In December 2012, nine health workers vaccinating children against polio were shot and killed in Karachi and Peshawar. Pakistan is one of four countries in the world where new polio cases were still emerging, despite a massive nationwide immunization programme. There were 58 reported cases in 2012, down from 198 cases in 2011. Misinformation about the immunization programme led some Islamists and Muslim preachers in Pakistan to say the polio vaccine is a western plot against Muslims. The killing of the health care volunteers in December was a major setback to the effort to reach full immunization coverage for polio and resulted in the UN calling off the campaign.

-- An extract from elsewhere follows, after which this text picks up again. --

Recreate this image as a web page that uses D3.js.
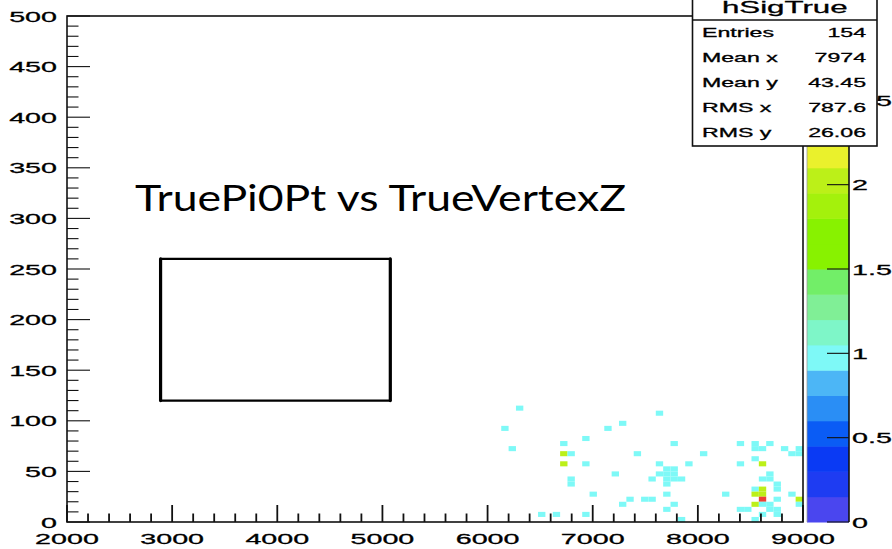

Malnutrition contributes to 35 per cent of under-five deaths and more than 40 per cent of children are either moderately or severely stunted; malnutrition rates in two provinces are above emergency levels. The national nutrition survey of 2011 reveals that Sindh is the poorest and most food-deprived province, with 72 per cent of families being food insecure. It is followed by Baluchistan, where 63.5 per cent of families are food insecure.

Pakistan's maternal mortality ratio has declined, from 400 per 100,000 in 2004-5 to 276 per 100,000 in 2006-7, but meeting the MDG target of 140 per 100,000 will require further immense resources and efforts. The maternal mortality ratio in Baluchistan is shockingly high, at 758 per 100,000 live births. Cultural practices of ethnic minorities living in Baluchistan do not allow women to seek services/ information from male health staff. The majority of Basic Health Units in the province are reported to have no female health workers. Almost a quarter of the Basic Health Units do not have personnel to offer family planning counselling or other services; almost 40 per cent do not have a maternity kit; and almost half do not have a labour room. Geographical disparities can been seen across the country, especially between Punjab (with the most personnel and facilities to serve women) and Baluchistan (with the least).